### WORK TO DO
Identify and reproduce every line holding the string "matplotlib".

### GIVEN ENTRIES
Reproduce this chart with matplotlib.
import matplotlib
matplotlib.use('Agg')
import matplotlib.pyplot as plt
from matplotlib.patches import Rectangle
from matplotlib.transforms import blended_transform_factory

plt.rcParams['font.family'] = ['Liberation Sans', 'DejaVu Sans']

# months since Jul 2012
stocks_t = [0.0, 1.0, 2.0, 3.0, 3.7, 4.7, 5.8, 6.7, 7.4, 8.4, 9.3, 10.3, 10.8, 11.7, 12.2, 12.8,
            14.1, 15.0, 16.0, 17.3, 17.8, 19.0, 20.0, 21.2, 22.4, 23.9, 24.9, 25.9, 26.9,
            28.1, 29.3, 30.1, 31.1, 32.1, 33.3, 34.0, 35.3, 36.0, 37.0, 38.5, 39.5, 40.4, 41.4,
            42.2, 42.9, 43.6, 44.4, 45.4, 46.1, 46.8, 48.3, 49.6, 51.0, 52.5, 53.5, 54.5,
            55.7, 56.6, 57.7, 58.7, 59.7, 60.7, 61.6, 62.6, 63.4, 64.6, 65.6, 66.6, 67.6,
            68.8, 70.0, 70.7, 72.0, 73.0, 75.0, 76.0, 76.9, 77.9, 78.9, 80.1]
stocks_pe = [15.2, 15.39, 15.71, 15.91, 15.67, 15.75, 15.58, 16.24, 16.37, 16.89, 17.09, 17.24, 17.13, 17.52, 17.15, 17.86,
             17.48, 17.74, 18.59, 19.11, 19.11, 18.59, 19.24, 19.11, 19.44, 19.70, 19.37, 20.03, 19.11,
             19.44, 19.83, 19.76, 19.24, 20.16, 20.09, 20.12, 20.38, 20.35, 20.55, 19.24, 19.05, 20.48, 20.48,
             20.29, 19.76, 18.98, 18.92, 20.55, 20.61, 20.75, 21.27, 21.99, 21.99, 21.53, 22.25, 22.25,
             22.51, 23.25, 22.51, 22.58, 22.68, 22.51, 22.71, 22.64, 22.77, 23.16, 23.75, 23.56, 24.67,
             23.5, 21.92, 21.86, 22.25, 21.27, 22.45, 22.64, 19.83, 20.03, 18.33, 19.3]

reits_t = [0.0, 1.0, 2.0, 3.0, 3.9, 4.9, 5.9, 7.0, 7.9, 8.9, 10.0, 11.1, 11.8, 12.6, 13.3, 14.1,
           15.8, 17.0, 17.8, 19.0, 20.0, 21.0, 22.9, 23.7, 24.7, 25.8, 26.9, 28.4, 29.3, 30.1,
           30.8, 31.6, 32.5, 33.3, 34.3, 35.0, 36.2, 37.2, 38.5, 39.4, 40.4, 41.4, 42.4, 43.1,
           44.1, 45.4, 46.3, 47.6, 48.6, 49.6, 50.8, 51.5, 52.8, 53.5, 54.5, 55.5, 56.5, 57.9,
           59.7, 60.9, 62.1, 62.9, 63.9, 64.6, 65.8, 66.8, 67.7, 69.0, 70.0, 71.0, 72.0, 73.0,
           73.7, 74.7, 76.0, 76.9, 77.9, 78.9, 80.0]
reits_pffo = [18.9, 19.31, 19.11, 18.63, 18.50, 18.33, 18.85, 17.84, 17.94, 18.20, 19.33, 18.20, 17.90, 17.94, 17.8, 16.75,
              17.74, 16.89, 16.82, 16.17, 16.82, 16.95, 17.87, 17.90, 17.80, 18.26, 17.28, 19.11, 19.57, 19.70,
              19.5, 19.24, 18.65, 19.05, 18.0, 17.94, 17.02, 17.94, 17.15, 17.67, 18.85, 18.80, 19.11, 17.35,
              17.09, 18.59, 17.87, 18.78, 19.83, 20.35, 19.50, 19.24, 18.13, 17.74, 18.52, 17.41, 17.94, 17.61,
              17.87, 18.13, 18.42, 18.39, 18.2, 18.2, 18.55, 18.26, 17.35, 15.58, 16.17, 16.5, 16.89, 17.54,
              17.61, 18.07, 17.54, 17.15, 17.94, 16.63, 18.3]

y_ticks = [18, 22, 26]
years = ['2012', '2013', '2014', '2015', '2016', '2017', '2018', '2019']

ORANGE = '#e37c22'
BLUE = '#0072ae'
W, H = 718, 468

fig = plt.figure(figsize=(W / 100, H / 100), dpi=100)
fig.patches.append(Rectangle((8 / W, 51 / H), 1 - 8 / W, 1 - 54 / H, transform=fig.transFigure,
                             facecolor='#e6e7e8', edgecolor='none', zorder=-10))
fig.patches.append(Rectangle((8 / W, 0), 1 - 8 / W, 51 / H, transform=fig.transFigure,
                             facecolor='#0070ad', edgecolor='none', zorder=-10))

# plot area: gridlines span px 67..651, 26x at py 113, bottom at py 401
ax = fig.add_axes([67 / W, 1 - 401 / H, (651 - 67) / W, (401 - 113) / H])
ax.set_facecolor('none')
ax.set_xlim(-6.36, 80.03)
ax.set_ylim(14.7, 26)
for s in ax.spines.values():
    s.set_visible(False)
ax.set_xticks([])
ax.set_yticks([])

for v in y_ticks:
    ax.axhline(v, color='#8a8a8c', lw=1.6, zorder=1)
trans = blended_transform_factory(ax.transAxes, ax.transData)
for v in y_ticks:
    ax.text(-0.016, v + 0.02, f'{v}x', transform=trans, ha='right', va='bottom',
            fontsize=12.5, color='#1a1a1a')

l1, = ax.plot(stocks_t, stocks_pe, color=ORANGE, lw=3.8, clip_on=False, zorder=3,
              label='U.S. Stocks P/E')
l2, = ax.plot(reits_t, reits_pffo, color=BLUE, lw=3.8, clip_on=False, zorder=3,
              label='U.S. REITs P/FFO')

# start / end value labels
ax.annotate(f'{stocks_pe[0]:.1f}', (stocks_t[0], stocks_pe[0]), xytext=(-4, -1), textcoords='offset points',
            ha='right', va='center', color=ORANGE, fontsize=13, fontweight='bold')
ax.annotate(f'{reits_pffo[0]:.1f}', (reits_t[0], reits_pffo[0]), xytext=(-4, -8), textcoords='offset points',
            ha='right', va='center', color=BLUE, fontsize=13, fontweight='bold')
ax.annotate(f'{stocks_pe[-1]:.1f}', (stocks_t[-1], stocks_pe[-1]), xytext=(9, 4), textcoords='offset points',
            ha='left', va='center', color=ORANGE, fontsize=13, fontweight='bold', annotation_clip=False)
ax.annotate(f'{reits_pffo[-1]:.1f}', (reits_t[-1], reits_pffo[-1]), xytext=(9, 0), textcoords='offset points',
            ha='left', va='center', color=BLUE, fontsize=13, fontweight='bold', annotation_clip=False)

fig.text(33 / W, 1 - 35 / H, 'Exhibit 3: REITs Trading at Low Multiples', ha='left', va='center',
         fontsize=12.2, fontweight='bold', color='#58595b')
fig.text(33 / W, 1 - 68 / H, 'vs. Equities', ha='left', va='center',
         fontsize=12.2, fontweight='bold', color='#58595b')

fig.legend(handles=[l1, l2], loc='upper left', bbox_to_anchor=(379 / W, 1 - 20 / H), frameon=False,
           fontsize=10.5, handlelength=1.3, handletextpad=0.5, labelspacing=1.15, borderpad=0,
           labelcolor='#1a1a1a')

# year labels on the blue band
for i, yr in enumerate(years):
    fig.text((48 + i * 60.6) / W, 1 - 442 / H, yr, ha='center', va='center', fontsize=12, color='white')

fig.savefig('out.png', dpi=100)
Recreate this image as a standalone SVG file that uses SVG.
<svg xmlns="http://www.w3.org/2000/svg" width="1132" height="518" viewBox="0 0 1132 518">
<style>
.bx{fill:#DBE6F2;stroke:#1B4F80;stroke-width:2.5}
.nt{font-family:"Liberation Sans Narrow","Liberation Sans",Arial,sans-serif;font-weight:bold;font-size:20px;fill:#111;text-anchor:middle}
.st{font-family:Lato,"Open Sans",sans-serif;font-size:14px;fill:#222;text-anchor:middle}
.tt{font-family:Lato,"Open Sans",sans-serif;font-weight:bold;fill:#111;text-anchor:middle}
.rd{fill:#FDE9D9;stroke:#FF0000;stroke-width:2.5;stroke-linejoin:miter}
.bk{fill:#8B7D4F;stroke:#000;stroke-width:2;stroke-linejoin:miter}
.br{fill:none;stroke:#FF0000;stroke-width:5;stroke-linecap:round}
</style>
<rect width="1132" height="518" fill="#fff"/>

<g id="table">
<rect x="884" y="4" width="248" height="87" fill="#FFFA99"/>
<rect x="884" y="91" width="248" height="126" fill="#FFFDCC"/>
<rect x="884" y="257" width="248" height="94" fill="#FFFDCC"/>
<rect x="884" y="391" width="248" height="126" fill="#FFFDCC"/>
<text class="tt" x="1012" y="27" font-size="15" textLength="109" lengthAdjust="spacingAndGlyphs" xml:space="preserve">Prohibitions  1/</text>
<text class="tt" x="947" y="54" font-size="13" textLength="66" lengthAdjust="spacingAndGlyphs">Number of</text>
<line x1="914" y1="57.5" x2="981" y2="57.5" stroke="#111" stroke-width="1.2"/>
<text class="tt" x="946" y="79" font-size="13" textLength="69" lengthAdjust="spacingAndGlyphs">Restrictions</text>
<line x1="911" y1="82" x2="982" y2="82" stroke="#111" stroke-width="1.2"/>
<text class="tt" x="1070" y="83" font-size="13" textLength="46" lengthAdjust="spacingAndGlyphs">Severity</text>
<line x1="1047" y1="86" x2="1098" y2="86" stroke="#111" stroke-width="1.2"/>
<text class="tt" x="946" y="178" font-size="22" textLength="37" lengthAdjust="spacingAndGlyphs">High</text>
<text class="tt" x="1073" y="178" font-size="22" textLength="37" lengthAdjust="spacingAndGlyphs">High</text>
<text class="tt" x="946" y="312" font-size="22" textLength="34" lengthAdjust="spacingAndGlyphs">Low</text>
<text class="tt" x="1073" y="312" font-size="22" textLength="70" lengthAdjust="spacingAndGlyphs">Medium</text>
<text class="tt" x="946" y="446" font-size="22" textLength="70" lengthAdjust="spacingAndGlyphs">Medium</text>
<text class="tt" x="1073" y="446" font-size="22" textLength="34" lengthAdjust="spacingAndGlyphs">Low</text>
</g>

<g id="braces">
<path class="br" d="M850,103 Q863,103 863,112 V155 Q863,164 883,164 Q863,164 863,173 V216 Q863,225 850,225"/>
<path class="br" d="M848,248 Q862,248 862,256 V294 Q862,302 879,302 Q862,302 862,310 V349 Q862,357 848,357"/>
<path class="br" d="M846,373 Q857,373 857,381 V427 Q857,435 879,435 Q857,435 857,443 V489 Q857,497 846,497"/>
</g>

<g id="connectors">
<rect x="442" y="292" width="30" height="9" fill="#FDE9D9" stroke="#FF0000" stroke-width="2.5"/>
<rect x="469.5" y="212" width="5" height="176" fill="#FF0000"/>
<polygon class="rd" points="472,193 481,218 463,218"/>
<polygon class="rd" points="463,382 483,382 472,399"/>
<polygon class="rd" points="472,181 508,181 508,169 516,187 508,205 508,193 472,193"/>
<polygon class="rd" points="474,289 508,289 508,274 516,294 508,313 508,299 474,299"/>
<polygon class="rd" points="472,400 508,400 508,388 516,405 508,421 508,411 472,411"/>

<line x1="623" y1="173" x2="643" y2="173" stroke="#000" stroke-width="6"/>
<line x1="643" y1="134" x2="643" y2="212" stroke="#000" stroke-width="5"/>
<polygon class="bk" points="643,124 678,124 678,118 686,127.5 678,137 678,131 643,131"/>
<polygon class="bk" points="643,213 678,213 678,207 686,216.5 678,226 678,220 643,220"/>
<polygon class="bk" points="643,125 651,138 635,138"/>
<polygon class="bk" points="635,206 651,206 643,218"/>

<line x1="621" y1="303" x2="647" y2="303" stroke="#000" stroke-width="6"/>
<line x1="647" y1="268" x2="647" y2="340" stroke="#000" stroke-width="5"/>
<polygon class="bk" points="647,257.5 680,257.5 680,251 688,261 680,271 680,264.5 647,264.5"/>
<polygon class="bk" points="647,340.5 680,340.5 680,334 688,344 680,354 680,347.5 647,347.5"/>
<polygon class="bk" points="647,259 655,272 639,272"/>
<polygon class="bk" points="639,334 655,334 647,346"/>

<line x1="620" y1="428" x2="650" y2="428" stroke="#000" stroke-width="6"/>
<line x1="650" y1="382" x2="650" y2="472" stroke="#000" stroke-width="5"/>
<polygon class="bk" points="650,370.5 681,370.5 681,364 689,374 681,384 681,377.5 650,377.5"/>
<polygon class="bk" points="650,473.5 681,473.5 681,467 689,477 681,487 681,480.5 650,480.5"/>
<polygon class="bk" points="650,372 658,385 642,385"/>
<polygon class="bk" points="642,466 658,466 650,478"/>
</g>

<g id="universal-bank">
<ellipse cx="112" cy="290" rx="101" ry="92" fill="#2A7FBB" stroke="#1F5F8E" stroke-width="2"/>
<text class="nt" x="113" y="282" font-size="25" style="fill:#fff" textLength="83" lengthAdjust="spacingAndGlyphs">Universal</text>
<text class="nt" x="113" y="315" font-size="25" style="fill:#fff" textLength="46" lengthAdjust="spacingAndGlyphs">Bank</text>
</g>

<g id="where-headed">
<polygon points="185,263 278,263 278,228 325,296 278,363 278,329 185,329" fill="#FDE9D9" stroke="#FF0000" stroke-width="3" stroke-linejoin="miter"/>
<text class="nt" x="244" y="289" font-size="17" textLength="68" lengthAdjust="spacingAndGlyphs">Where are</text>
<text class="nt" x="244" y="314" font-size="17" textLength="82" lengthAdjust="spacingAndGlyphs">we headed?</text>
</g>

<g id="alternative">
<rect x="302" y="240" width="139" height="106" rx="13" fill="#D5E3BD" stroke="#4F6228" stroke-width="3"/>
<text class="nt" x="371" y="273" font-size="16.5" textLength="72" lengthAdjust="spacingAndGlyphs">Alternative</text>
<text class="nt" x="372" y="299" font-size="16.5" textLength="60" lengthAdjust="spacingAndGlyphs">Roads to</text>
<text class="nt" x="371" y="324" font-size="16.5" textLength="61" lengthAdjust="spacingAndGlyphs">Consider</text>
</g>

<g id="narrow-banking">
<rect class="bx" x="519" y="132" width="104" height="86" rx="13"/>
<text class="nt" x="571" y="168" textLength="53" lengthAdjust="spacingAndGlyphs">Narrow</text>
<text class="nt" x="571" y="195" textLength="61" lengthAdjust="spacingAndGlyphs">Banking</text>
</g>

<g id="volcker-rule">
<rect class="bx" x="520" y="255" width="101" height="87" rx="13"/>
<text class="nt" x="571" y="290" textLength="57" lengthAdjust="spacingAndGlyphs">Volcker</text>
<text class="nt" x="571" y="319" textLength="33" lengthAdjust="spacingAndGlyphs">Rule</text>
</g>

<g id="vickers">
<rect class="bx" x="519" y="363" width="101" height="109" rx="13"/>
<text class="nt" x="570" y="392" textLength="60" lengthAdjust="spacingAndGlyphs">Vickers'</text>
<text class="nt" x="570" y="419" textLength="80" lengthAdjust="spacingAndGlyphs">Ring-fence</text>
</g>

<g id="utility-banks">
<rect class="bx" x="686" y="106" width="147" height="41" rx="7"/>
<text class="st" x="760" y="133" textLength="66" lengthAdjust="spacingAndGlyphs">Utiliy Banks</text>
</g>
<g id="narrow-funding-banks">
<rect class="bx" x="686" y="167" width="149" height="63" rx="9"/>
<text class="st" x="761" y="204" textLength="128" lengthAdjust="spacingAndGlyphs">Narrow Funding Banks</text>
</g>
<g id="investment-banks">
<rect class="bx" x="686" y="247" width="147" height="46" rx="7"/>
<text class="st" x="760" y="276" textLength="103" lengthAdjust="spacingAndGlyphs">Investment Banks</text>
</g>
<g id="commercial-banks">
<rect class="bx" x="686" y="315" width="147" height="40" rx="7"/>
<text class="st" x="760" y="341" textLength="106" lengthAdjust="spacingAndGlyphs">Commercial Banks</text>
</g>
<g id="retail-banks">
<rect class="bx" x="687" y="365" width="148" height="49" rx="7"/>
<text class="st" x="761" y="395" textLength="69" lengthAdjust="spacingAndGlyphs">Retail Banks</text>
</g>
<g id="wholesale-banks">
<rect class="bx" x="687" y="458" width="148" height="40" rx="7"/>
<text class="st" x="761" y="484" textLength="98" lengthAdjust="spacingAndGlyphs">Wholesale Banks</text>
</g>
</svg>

### SOLUTION TO THIS TASK
Reproduce this chart with matplotlib.
import matplotlib
matplotlib.use('Agg')
import matplotlib.pyplot as plt
from matplotlib.patches import Rectangle
from matplotlib.transforms import blended_transform_factory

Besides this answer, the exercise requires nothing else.